You lose a forceful internal advocate for ending QE and trying to renormalize policy quicker,” said Vincent Reinhart, the Fed’s director of monetary affairs from 2001 to 2007, referring to the stimulus program known as quantitative easing.
[...]
Warsh’s term would have run through January 2018; most Fed governors don’t serve out their full terms. His resignation opens a second vacancy on the seven-member Board of Governors and leaves Elizabeth Duke, a former community banker, as the only governor not appointed or reappointed by Obama.
[...]
“I am honored to have served at a time of great consequence,” Warsh, who never dissented from a Federal Open Market Committee decision, said in his resignation letter. Bernanke said in a statement that Warsh’s “intimate knowledge of financial markets and institutions proved invaluable during the recent crisis.”

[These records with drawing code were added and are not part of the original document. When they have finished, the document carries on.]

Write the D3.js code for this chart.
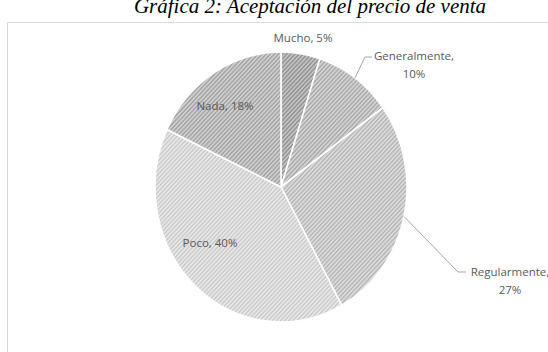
<!DOCTYPE html>
<html>
<head>
<meta charset="utf-8">
<script src="https://cdn.jsdelivr.net/npm/d3@7"></script>
<style>
  html, body { margin: 0; padding: 0; background: #fff; }
  svg { display: block; }
</style>
</head>
<body>
<svg id="chart" width="548" height="352"></svg>
<script>
// Survey answers: acceptance of the selling price
const categories = ["Mucho", "Generalmente", "Regularmente", "Poco", "Nada"];
const percentages = [5, 10, 27, 40, 18];
// Base tone and stripe tone of each slice's hatch fill
const baseTones = ["#c4c4c4", "#d4d4d4", "#dcdcdc", "#e8e8e8", "#d0d0d0"];
const stripeTones = ["#8e8e8e", "#a6a6a6", "#b2b2b2", "#c8c8c8", "#a0a0a0"];

const svg = d3.select("#chart");
const W = 548, H = 352;

// Title (partly above the frame)
svg.append("text")
  .attr("x", 310).attr("y", 13)
  .attr("text-anchor", "middle")
  .attr("font-family", "'Liberation Serif', 'DejaVu Serif', serif")
  .attr("font-style", "italic")
  .attr("font-size", 21)
  .attr("fill", "#000")
  .text("Gráfica 2: Aceptación del precio de venta");

// Chart frame
svg.append("rect")
  .attr("x", 7.5).attr("y", 22.5)
  .attr("width", W + 20).attr("height", H + 20)
  .attr("fill", "#fff")
  .attr("stroke", "#d9d9d9")
  .attr("stroke-width", 1);

// Hatch patterns
const defs = svg.append("defs");
categories.forEach((c, i) => {
  const p = defs.append("pattern")
    .attr("id", "hatch" + i)
    .attr("patternUnits", "userSpaceOnUse")
    .attr("width", 3).attr("height", 3)
    .attr("patternTransform", "rotate(45)");
  p.append("rect").attr("width", 3).attr("height", 3).attr("fill", baseTones[i]);
  p.append("rect").attr("width", 1.3).attr("height", 3).attr("fill", stripeTones[i]);
});

const cx = 281, cy = 187, rx = 126, ry = 135;
const R = 130;

const pie = d3.pie().sort(null).value(d => d)
  .startAngle(0).endAngle(2 * Math.PI);
const arcs = pie(percentages);
const arc = d3.arc().innerRadius(0).outerRadius(R);

const g = svg.append("g")
  .attr("transform", `translate(${cx},${cy}) scale(${rx / R},${ry / R})`);

g.selectAll("path.slice")
  .data(arcs)
  .join("path")
  .attr("class", "slice")
  .attr("d", arc)
  .attr("fill", (d, i) => `url(#hatch${i})`)
  .attr("stroke", "#fff")
  .attr("stroke-width", 1.6);

// Labels
const labelColor = "#595959";
const font = "'Open Sans', 'Liberation Sans', sans-serif";
const labels = svg.append("g")
  .attr("font-family", font)
  .attr("font-size", 11.5)
  .attr("fill", labelColor)
  .attr("text-anchor", "middle");

function addLabel(lines, x, y) {
  const t = labels.append("text").attr("x", x).attr("y", y);
  lines.forEach((s, k) => {
    t.append("tspan").attr("x", x).attr("dy", k === 0 ? 0 : 18).text(s);
  });
}

addLabel([`${categories[0]}, ${percentages[0]}%`], 303, 42);
addLabel([`${categories[1]},`, `${percentages[1]}%`], 414, 60);
addLabel([`${categories[2]},`, `${percentages[2]}%`], 510, 276);
addLabel([`${categories[3]}, ${percentages[3]}%`], 210, 247);
addLabel([`${categories[4]}, ${percentages[4]}%`], 225, 110);

// Leader lines for the outside labels, starting at each slice's mid-angle
const leader = d3.line();
const pointOnEdge = (a) => [cx + rx * Math.sin(a), cy - ry * Math.cos(a)];
const midAngle = d => (d.startAngle + d.endAngle) / 2;

svg.append("path")
  .attr("d", leader([pointOnEdge(midAngle(arcs[1])), [365, 57], [372, 57]]))
  .attr("fill", "none").attr("stroke", "#a6a6a6").attr("stroke-width", 1);

svg.append("path")
  .attr("d", leader([pointOnEdge(midAngle(arcs[2])), [458, 272], [466, 272]]))
  .attr("fill", "none").attr("stroke", "#a6a6a6").attr("stroke-width", 1);
</script>
</body>
</html>
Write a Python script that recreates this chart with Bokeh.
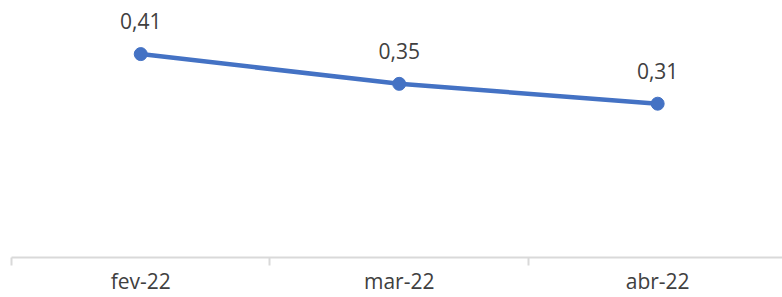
from bokeh.plotting import figure
from bokeh.models import Range1d, FixedTicker, ColumnDataSource, LabelSet
from bokeh.core.properties import value
from bokeh.embed import file_html
from bokeh.resources import INLINE

categories = ["fev-22", "mar-22", "abr-22"]
values = [0.41, 0.35, 0.31]
value_labels = ["0,41", "0,35", "0,31"]

xs = [i + 0.5 for i in range(len(categories))]
src = ColumnDataSource(dict(x=xs, y=values, lbl=value_labels))

p = figure(width=782, height=297, output_backend="svg", toolbar_location=None,
           x_range=Range1d(0, 2.983), y_range=Range1d(0, 0.518),
           y_axis_location=None, min_border_left=11, min_border_right=0,
           min_border_top=0, min_border_bottom=38)
p.outline_line_color = None
p.xgrid.visible = False
p.ygrid.visible = False
p.background_fill_color = "white"
p.border_fill_color = "white"

p.line("x", "y", source=src, line_color="#4472C4", line_width=4.5)
p.scatter("x", "y", source=src, size=13, fill_color="#4472C4", line_color="#4472C4")

labels = LabelSet(x="x", y="y", text="lbl", source=src, x_offset=0, y_offset=25,
                  text_align="center", text_baseline="alphabetic",
                  text_font=value("Open Sans"), text_font_size="21px", text_color="#404040")
p.add_layout(labels)

ax = p.xaxis[0]
ax.ticker = FixedTicker(ticks=xs, minor_ticks=[0, 1, 2, 3])
ax.major_label_overrides = {x: c for x, c in zip(xs, categories)}
ax.major_tick_line_color = None
ax.major_tick_out = 0
ax.major_tick_in = 0
ax.minor_tick_line_color = "#D9D9D9"
ax.minor_tick_line_width = 2
ax.minor_tick_out = 0
ax.minor_tick_in = -8
ax.axis_line_color = "#D9D9D9"
ax.axis_line_width = 2
ax.major_label_standoff = 9
ax.major_label_text_font = "Open Sans"
ax.major_label_text_font_size = "21px"
ax.major_label_text_color = "#404040"

open("out.html", "w").write(file_html(p, INLINE))
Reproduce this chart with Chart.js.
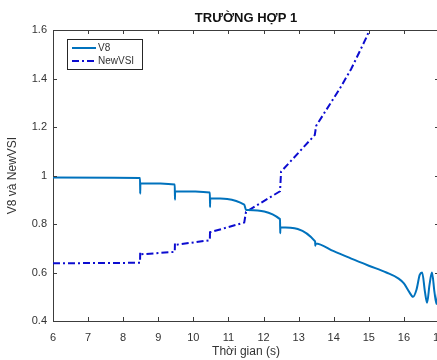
<!DOCTYPE html>
<html>
<head>
<meta charset="utf-8">
<script src="https://cdn.jsdelivr.net/npm/chart.js@4/dist/chart.umd.min.js"></script>
<style>
  html, body { margin: 0; padding: 0; overflow: hidden; background: #fff; }
  #wrap { width: 492px; height: 360px; }
</style>
</head>
<body>
<div id="wrap"><canvas id="chart" width="492" height="360"></canvas></div>
<script>
// du lieu doc tu hinh
var v8Time  = [6, 8.48, 8.485, 8.49, 9.47, 9.475, 9.48, 10.47, 10.475, 10.48, 11.45, 11.5, 12.47, 12.475, 12.48, 13.47, 13.475, 13.48,
               14.0, 14.5, 15.0, 15.5, 15.85, 16.0, 16.15, 16.26, 16.36, 16.45, 16.52, 16.6, 16.66, 16.73, 16.8, 16.87, 16.93, 17.0];
var v8Value = [0.992, 0.99, 0.925, 0.968, 0.963, 0.90, 0.935, 0.930, 0.87, 0.906, 0.880, 0.858, 0.820, 0.762, 0.787, 0.728, 0.71, 0.72,
               0.688, 0.657, 0.628, 0.600, 0.575, 0.555, 0.52, 0.50, 0.53, 0.59, 0.60, 0.52, 0.475, 0.55, 0.60, 0.52, 0.47, 0.56];

var vsiTime  = [6, 8.48, 8.485, 8.49, 9.47, 9.475, 9.48, 10.47, 10.475, 10.48, 11.45, 11.5, 12.47, 12.5, 13.46, 13.5, 14.18, 14.5, 14.94, 15.1];
var vsiValue = [0.638, 0.64, 0.682, 0.675, 0.685, 0.72, 0.714, 0.733, 0.775, 0.766, 0.806, 0.85, 0.935, 1.016, 1.167, 1.205, 1.36, 1.44, 1.572, 1.63];

var xTicks = [6, 7, 8, 9, 10, 11, 12, 13, 14, 15, 16, 17];
var yTicks = [0.4, 0.6, 0.8, 1, 1.2, 1.4, 1.6];

var seriesNames = ['V8', 'NewVSI'];
var chartTitle = 'TRƯỜNG HỢP 1';
var xTitle = 'Thời gian (s)';
var yTitle = 'V8 và NewVSI';

function toPoints(t, v) {
    return t.map(function (x, i) { return { x: x, y: v[i] }; });
}

var axisColor = '#3c3c3c';
var textColor = '#333333';
var fontFam = '"Liberation Sans", Arial, sans-serif';

// ve khung va vach chia huong vao trong (kieu MATLAB)
var boxTicks = {
    id: 'boxTicks',
    afterDraw: function (chart) {
        var ctx = chart.ctx, a = chart.chartArea;
        var xs = chart.scales.x, ys = chart.scales.y;
        ctx.save();
        ctx.strokeStyle = axisColor;
        ctx.lineWidth = 1;
        ctx.beginPath();
        ctx.moveTo(a.left, a.top + 0.5); ctx.lineTo(a.right, a.top + 0.5);
        ctx.moveTo(a.right - 0.5, a.top); ctx.lineTo(a.right - 0.5, a.bottom);
        xTicks.forEach(function (t) {
            var px = Math.round(xs.getPixelForValue(t)) + 0.5;
            ctx.moveTo(px, a.bottom); ctx.lineTo(px, a.bottom - 4);
            ctx.moveTo(px, a.top); ctx.lineTo(px, a.top + 4);
        });
        yTicks.forEach(function (t) {
            var py = Math.round(ys.getPixelForValue(t)) + 0.5;
            ctx.moveTo(a.left, py); ctx.lineTo(a.left + 4, py);
            ctx.moveTo(a.right, py); ctx.lineTo(a.right - 4, py);
        });
        ctx.stroke();

        // tieu de can giua theo truc (nhu MATLAB)
        ctx.fillStyle = '#111';
        ctx.font = 'bold 13px ' + fontFam;
        ctx.textAlign = 'center';
        ctx.textBaseline = 'middle';
        ctx.fillText(chartTitle, (a.left + a.right) / 2, 18);
        ctx.restore();
    }
};

// chu giai trong vung ve
var boxLegend = {
    id: 'boxLegend',
    afterDraw: function (chart) {
        var ctx = chart.ctx, a = chart.chartArea;
        var x0 = a.left + 14, y0 = a.top + 9, w = 75, h = 30;
        ctx.save();
        ctx.fillStyle = '#fff';
        ctx.fillRect(x0, y0, w, h);
        ctx.strokeStyle = '#262626';
        ctx.lineWidth = 1;
        ctx.strokeRect(x0 + 0.5, y0 + 0.5, w, h);
        chart.data.datasets.forEach(function (ds, i) {
            var ly = y0 + 9 + i * 13;
            ctx.beginPath();
            ctx.strokeStyle = ds.borderColor;
            ctx.lineWidth = 2;
            ctx.setLineDash(ds.borderDash || []);
            ctx.moveTo(x0 + 5, ly);
            ctx.lineTo(x0 + 29, ly);
            ctx.stroke();
            ctx.setLineDash([]);
            ctx.fillStyle = textColor;
            ctx.font = '10px ' + fontFam;
            ctx.textBaseline = 'middle';
            ctx.fillText(ds.label, x0 + 31, ly + 0.5);
        });
        ctx.restore();
    }
};

var ctx = document.getElementById('chart').getContext('2d');
new Chart(ctx, {
    type: 'line',
    data: {
        datasets: [{
            label: seriesNames[0],
            data: toPoints(v8Time, v8Value),
            borderColor: '#0072BD',
            borderWidth: 2,
            pointRadius: 0,
            cubicInterpolationMode: 'monotone',
            fill: false
        }, {
            label: seriesNames[1],
            data: toPoints(vsiTime, vsiValue),
            borderColor: '#0c0cd0',
            borderWidth: 2,
            borderDash: [7, 3, 2, 3],
            pointRadius: 0,
            fill: false
        }]
    },
    options: {
        responsive: false,
        animation: false,
        layout: { padding: { left: 0, right: 53, top: 30, bottom: 0 } },
        scales: {
            x: {
                type: 'linear',
                min: 6, max: 17,
                afterBuildTicks: function (s) { s.ticks = xTicks.map(function (v) { return { value: v }; }); },
                afterFit: function (s) { s.height = 39; },
                grid: { display: false, drawTicks: false },
                border: { display: true, color: axisColor, width: 1 },
                ticks: { color: textColor, padding: 10, maxRotation: 0, font: { family: fontFam, size: 11 } },
                title: { display: true, text: xTitle, color: textColor, padding: { top: 0, bottom: 1 }, font: { family: fontFam, size: 12 } }
            },
            y: {
                min: 0.4, max: 1.6,
                afterBuildTicks: function (s) { s.ticks = yTicks.map(function (v) { return { value: v }; }); },
                afterFit: function (s) { s.width = 53; },
                grid: { display: false, drawTicks: false },
                border: { display: true, color: axisColor, width: 1 },
                ticks: { color: textColor, padding: 6, callback: function (v) { return String(Math.round(v * 10) / 10); }, font: { family: fontFam, size: 11 } },
                title: { display: true, text: yTitle, color: textColor, padding: { top: 5, bottom: 4 }, font: { family: fontFam, size: 12 } }
            }
        },
        plugins: {
            legend: { display: false },
            tooltip: { enabled: false },
            title: { display: false }
        }
    },
    plugins: [boxTicks, boxLegend]
});
</script>
</body>
</html>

Warsh is still on good terms with Bernanke and is leaving because he sees it as the right time with an improving economy and not because of a policy dispute, said another person familiar with the matter who spoke on condition of anonymity. He’s likely to return to the private sector.
[...]
Warsh staked out an anti-inflation stance on monetary policy in September 2009, when he published a Wall Street Journal op-ed and gave a speech saying the Fed may need to raise interest rates with “greater force” than it has in the past. In June, he said any decision to expand the $2.3 trillion balance sheet must be subject to “strict scrutiny.”

On Nov. 8, he said in an op-ed and speech that the Fed’s Treasury buying “poses nontrivial risks” even after he voted to support the stimulus. He hasn’t publicly discussed his views on the purchases since November and backed the policy at the Fed’s subsequent meetings in December and January.

“When non-traditional tools are needed to loosen policy and markets are functioning more or less normally -- even with output and employment below trend -- the risk-reward ratio for policy action is decidedly less favorable,” Warsh said in the speech in New York. “As a result, we cannot and should not be as aggressive as conventional policy rules -- cultivated in more benign environments -- might judge appropriate.”
[...]
Warsh in 2002 married Jane Lauder, an heir to her grandmother Estee Lauder’s cosmetics fortune, making him wealthier than the rest of the Fed governors combined. His wife is the global president and general manager of Estee Lauder Cos.’ Origins and Ojon brands and is on the company’s board of directors.